= Vlad Mugur =

Romanian-born German theater director

Vlad Mugur (born 22 June 1927, Bucharest, Romania; died 22 July 2001, Munich, Germany) was a Romanian-born German theater director.

He graduated from the Bucharest Theater Institute (directing class) as valedictorian in 1949, but he had already started to direct plays two years earlier, in 1947.

In 1965 he became director of the National Theater in Cluj. He held this job until 1971, when he defected to Italy, as he disagreed with the so-called July Theses- the attack on non-compliant intellectuals, initiated by the Romanian Communist Party Secretary General, Nicolae Ceauşescu. Later, he moved to Munich, Germany, where he collaborated for a while with Radio Free Europe, before moving to Koblenz.
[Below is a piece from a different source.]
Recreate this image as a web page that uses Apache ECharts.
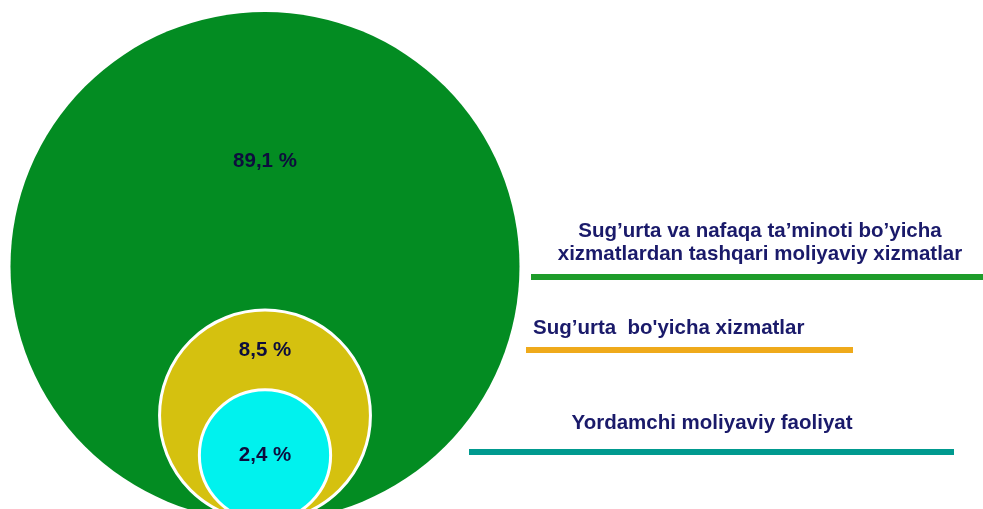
<!DOCTYPE html>
<html>
<head>
<meta charset="utf-8">
<script src="https://cdn.jsdelivr.net/npm/echarts@6/dist/echarts.min.js"></script>
<style>
  html, body { margin: 0; padding: 0; background: #fff; }
  #chart { width: 983px; height: 509px; }
</style>
</head>
<body>
<div id="chart"></div>
<script>
// data
var categories = [
  "Sug\u2019urta va nafaqa ta\u2019minoti bo\u2019yicha\nxizmatlardan tashqari moliyaviy xizmatlar",
  "Sug\u2019urta  bo'yicha xizmatlar",
  "Yordamchi moliyaviy faoliyat"
];
var shares = [89.1, 8.5, 2.4];

// styles
var circleColors = ["#038c22", "#d5c10f", "#00f2ee"];
var lineColors = ["#1e9c2a", "#efaa1b", "#009a8f"];
var textFont = 'bold 20.5px "Liberation Sans", Arial, sans-serif';

// circle radius (px) grows with share, not linearly
function radiusOf(v) {
  return 47.26 * Math.pow(v, 0.375);
}

function pct(v) {
  return String(v).replace(".", ",") + " %";
}

// legend-like captions on the right: [x, y, align] and underline [x1, x2, y]
var captionPos = [[760, 243, "center"], [533, 328, "left"], [712, 423, "center"]];
var underline = [[531, 983, 277], [526, 853, 350], [469, 954, 452]];

var graphics = [];
categories.forEach(function (name, i) {
  graphics.push({
    type: "text",
    x: captionPos[i][0],
    y: captionPos[i][1],
    style: {
      text: name,
      font: textFont,
      fill: "#1a1a6a",
      align: captionPos[i][2],
      verticalAlign: "middle",
      lineHeight: 23
    }
  });
  graphics.push({
    type: "line",
    shape: { x1: underline[i][0], y1: underline[i][2], x2: underline[i][1], y2: underline[i][2] },
    style: { stroke: lineColors[i], lineWidth: 6 }
  });
});

var myChart = echarts.init(document.getElementById("chart"));
myChart.setOption({
  animation: false,
  // circles sit on y = 0, which is 12px below the bottom edge of the picture
  grid: { left: 0, top: 0, width: 983, height: 509 },
  xAxis: { type: "value", min: -265, max: 718, show: false },
  yAxis: { type: "value", min: 12, max: 521, show: false },
  graphic: graphics,
  series: [
    {
      type: "custom",
      coordinateSystem: "cartesian2d",
      clip: false,
      data: shares.map(function (v) { return [0, v]; }),
      encode: { x: 0, y: 1 },
      renderItem: function (params, api) {
        var i = params.dataIndex;
        var r = radiusOf(api.value(1));
        var c = api.coord([api.value(0), r]);
        var rp = api.size([r, r])[0];
        var inner = i + 1 < shares.length ? radiusOf(shares[i + 1]) : 0;
        var labelY = api.coord([0, r + inner])[1];
        return {
          type: "group",
          children: [
            {
              type: "circle",
              shape: { cx: c[0], cy: c[1], r: rp },
              style: { fill: circleColors[i], stroke: "#fff", lineWidth: i ? 3 : 0 }
            },
            {
              type: "text",
              x: c[0],
              y: labelY,
              style: {
                text: pct(api.value(1)),
                font: textFont,
                fill: "#0d0d3d",
                align: "center",
                verticalAlign: "middle"
              }
            }
          ]
        };
      }
    }
  ]
});
</script>
</body>
</html>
In Romania he staged plays at the theaters in Bucharest, Cluj (Teatrul Naţional Lucian Blaga and Kolozsvári Állami Magyar Színház), Craiova, Târgu Mureş, Galaţi, among others.
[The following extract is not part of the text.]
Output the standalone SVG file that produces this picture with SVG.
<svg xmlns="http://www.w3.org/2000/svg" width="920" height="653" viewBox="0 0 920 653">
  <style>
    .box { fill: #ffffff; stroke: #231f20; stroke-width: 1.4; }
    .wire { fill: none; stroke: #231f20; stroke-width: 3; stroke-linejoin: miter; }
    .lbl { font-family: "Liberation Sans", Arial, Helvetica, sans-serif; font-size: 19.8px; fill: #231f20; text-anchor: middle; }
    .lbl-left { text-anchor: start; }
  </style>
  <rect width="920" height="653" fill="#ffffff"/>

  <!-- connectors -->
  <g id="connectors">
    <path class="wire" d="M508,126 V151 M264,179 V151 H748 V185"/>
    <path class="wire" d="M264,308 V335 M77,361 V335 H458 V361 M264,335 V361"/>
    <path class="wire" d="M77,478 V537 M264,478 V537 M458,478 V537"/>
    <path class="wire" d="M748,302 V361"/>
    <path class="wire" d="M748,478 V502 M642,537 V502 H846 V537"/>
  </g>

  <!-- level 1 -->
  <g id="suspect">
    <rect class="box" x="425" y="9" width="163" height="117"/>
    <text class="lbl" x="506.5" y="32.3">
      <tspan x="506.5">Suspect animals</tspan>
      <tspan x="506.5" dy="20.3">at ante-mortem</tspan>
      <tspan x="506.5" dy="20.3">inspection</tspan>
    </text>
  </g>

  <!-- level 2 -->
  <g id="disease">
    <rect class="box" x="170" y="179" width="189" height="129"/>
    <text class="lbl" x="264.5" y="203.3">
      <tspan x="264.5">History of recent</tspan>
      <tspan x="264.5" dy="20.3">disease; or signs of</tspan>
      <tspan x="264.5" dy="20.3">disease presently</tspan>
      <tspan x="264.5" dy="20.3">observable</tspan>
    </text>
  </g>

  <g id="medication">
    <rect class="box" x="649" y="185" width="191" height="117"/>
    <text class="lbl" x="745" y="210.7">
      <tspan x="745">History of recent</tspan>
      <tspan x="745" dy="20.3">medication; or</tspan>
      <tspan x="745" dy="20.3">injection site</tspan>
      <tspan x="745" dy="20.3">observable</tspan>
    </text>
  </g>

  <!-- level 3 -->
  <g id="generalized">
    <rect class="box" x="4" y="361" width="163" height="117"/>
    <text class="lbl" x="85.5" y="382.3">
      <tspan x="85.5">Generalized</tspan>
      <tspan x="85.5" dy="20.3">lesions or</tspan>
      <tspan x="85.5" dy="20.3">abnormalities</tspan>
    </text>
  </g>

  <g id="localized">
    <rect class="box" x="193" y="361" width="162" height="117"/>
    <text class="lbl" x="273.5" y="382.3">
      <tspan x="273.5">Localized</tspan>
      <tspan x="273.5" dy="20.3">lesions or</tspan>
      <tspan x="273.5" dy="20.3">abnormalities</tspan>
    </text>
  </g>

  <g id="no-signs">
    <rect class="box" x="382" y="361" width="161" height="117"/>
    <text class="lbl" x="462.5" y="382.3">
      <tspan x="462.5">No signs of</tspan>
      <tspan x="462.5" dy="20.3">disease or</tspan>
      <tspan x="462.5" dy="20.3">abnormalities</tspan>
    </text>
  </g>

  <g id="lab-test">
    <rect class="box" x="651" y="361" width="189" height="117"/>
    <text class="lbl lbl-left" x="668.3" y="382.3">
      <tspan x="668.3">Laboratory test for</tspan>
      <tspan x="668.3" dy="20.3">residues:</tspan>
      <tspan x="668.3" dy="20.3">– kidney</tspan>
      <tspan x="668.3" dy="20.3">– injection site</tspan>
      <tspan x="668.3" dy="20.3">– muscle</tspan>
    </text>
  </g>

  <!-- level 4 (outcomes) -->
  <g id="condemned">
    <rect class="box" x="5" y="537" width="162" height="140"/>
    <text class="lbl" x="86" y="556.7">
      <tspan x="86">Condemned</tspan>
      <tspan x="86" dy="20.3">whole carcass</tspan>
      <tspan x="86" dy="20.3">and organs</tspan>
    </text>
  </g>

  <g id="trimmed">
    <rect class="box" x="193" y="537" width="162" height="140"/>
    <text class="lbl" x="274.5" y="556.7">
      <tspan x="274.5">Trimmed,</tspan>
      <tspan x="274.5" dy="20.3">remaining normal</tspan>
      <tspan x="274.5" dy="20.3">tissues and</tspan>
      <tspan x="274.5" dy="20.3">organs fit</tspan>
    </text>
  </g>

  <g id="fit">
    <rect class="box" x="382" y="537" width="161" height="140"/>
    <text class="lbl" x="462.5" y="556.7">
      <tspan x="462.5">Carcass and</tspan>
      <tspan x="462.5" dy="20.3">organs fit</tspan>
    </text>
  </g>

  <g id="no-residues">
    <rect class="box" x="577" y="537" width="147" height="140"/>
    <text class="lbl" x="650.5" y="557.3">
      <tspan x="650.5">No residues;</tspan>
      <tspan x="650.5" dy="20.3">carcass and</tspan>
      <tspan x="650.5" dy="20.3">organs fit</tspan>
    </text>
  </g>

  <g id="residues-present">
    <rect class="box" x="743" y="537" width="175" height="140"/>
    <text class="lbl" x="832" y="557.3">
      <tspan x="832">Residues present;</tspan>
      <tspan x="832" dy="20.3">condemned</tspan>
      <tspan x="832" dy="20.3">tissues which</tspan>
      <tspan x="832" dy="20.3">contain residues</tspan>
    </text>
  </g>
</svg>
In Germany he directed plays at theaters in Munich, Konstanz, Hanover, Esslingen, Münster, among others.

He staged plays by William Shakespeare, Carlo Goldoni, Luigi Pirandello, Konstantin Simonov, Anton Chekhov, Vsevolod Vishnevskiy, Peter Handke, Walter Jens, Alexei Arbuzov, Albert Camus, Radu Cosaşu, Alexandru Andrițoiu, etc.

He was married to Magda Stief, an actress.

The Vlad Mugur Prize- which is awarded by the Cluj-Napoca Hungarian Theatre is named after him.

==Prizes==
The UNITER Prize for 1999.

The Theatrical Personality of the Year for 2000, by the Tofan Foundation.